* [GOAL]:
Repeat exactly the lines running from the first line of the data to the line containing "const growthName = '环比增长（%）';", both ends included, and nothing else; drop the pictures.

* [ENTRIES SUPPLIED]:
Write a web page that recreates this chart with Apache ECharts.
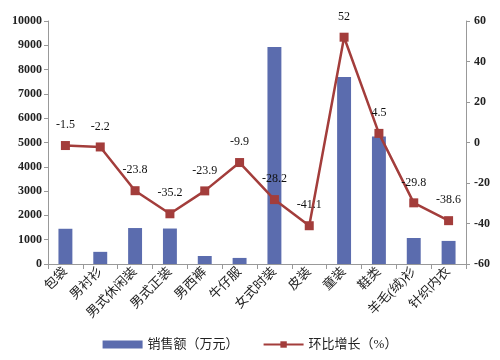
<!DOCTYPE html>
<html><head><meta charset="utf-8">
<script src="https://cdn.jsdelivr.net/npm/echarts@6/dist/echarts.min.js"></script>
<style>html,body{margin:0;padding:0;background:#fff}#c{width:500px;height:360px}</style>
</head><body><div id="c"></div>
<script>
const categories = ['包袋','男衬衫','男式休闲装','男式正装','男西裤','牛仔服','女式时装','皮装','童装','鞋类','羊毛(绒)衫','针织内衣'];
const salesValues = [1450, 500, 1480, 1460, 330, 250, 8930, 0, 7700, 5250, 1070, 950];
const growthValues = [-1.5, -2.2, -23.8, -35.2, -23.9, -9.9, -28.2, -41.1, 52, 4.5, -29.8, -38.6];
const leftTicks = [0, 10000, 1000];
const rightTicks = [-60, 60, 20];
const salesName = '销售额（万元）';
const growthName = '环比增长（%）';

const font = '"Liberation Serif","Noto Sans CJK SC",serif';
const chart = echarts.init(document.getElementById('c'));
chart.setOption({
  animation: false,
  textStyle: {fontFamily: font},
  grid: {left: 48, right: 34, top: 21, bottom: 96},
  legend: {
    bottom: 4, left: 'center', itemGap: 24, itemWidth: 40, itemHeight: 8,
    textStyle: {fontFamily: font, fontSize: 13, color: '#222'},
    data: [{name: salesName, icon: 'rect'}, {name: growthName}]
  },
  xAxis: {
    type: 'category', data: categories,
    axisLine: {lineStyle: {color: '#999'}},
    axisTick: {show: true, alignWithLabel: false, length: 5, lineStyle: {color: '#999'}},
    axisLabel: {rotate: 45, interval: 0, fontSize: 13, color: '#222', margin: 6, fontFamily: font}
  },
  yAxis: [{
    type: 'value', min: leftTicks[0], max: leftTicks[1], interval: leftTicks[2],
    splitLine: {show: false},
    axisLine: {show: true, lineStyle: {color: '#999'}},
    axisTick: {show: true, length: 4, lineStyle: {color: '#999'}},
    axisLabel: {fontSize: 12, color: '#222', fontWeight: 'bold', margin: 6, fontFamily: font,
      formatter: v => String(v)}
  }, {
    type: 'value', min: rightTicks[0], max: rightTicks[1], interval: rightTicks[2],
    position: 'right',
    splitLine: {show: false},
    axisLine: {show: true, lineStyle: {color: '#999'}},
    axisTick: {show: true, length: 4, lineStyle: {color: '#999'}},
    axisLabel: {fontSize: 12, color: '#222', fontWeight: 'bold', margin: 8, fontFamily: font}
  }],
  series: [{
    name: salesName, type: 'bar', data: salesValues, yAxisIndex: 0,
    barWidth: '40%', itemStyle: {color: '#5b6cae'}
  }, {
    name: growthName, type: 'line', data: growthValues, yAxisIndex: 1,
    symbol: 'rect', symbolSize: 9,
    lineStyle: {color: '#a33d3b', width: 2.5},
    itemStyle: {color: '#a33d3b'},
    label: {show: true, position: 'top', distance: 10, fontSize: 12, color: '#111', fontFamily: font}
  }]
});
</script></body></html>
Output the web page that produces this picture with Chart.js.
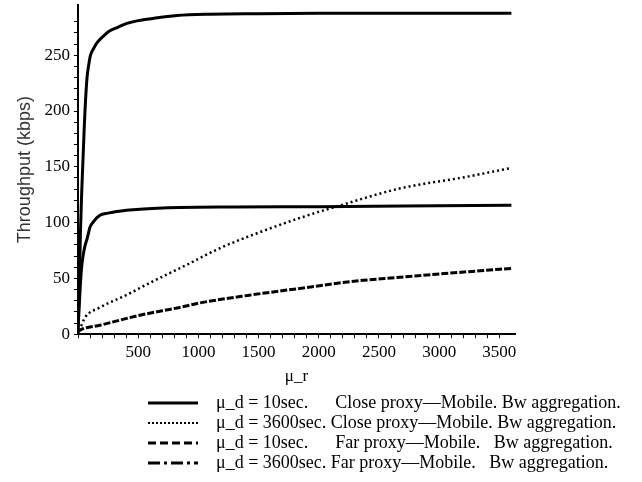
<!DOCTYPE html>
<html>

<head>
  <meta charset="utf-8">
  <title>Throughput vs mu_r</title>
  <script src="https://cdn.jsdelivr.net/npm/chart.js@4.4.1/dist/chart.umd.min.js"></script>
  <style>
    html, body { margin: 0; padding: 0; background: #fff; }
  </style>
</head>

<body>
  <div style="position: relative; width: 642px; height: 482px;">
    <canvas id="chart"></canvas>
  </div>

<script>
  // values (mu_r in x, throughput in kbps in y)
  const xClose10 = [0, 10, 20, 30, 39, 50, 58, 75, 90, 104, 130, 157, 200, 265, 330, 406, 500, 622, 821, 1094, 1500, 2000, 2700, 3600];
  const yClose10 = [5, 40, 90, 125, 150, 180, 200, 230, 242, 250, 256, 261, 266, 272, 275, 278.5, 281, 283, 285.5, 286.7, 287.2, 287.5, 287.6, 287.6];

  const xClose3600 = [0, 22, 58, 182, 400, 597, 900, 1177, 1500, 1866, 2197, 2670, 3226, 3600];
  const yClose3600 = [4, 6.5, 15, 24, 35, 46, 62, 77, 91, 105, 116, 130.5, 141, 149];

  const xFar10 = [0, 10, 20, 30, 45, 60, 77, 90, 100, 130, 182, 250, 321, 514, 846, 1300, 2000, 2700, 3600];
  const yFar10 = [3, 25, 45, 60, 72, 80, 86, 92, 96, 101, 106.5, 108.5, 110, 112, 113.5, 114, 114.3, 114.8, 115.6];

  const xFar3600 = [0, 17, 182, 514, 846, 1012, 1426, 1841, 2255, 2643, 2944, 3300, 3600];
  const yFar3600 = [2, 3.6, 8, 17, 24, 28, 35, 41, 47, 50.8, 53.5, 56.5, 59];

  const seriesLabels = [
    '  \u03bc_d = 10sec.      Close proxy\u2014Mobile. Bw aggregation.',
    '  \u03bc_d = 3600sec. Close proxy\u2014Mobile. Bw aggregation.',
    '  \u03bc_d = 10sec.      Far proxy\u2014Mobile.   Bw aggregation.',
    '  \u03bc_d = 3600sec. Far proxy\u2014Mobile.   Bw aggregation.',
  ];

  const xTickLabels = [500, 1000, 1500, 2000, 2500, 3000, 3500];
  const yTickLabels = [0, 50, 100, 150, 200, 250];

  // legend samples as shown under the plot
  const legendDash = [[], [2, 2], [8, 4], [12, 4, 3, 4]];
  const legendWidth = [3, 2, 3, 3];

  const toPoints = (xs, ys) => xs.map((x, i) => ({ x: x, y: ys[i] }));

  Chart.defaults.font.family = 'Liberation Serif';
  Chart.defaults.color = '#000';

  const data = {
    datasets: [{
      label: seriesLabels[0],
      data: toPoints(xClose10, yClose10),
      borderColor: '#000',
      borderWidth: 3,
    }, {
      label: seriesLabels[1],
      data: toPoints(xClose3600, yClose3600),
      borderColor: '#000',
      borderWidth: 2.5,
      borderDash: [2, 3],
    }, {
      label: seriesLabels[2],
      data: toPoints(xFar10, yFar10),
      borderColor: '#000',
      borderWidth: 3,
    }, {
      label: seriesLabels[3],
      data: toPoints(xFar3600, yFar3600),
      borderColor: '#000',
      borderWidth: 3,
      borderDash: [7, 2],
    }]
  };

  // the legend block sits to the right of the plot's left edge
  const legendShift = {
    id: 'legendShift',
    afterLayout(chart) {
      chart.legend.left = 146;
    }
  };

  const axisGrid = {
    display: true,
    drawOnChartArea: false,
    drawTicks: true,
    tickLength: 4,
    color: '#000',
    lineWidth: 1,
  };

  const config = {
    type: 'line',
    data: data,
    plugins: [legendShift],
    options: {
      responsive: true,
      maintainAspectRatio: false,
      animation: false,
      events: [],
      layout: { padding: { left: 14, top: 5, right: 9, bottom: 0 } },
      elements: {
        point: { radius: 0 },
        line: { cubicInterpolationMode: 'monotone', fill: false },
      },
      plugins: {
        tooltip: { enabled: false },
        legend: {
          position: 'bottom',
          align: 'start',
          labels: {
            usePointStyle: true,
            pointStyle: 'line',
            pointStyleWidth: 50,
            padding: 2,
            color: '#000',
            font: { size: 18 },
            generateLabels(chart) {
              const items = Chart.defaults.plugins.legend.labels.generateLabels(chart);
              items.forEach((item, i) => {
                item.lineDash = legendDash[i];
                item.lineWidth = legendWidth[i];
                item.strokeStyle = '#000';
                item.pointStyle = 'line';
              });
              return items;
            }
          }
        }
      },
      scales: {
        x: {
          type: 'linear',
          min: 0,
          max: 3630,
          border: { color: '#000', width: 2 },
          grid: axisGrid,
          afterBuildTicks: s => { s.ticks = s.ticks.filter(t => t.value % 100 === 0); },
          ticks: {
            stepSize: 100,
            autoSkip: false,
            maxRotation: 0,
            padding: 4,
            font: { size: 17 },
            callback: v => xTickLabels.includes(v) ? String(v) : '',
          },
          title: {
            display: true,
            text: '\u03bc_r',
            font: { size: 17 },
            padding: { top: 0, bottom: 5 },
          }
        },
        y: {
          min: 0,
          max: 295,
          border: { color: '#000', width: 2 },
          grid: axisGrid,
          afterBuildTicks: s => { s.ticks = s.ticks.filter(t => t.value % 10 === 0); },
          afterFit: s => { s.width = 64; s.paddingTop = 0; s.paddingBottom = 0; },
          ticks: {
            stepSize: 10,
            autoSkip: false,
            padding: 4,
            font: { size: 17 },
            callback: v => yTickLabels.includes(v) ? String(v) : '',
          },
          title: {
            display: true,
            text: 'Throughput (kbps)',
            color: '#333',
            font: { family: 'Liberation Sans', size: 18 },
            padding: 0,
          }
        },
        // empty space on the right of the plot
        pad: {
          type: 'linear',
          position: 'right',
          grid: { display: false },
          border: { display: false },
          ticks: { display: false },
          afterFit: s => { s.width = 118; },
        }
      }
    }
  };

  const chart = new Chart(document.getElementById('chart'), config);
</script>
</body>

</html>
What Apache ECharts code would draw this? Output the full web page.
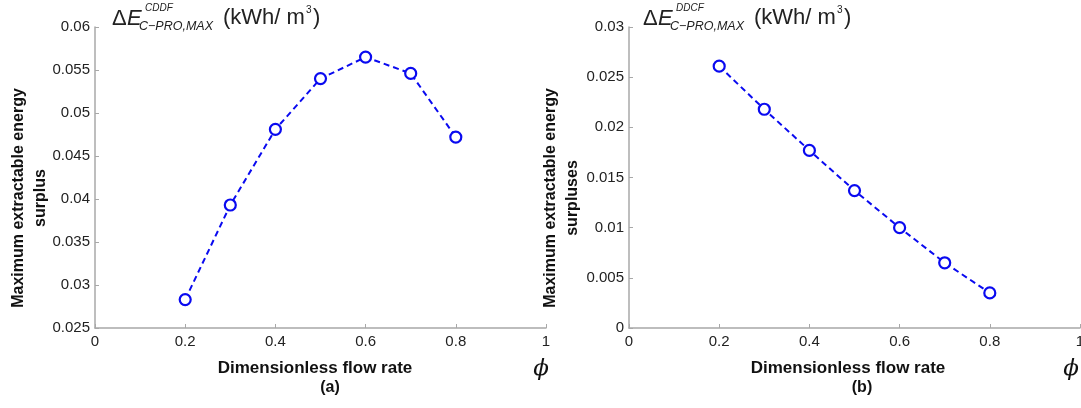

* [RESULT OF THIS TASK]:
Write a web page that recreates this chart with Apache ECharts.
<!DOCTYPE html>
<html><head><meta charset="utf-8">
<script src="https://cdn.jsdelivr.net/npm/echarts@6/dist/echarts.min.js"></script>
<style>html,body{margin:0;padding:0;background:#fff}#c{width:500px;height:360px}</style>
</head><body><div id="c"></div>
<script>
const categories = ['包袋','男衬衫','男式休闲装','男式正装','男西裤','牛仔服','女式时装','皮装','童装','鞋类','羊毛(绒)衫','针织内衣'];
const salesValues = [1450, 500, 1480, 1460, 330, 250, 8930, 0, 7700, 5250, 1070, 950];
const growthValues = [-1.5, -2.2, -23.8, -35.2, -23.9, -9.9, -28.2, -41.1, 52, 4.5, -29.8, -38.6];
const leftTicks = [0, 10000, 1000];
const rightTicks = [-60, 60, 20];
const salesName = '销售额（万元）';
const growthName = '环比增长（%）';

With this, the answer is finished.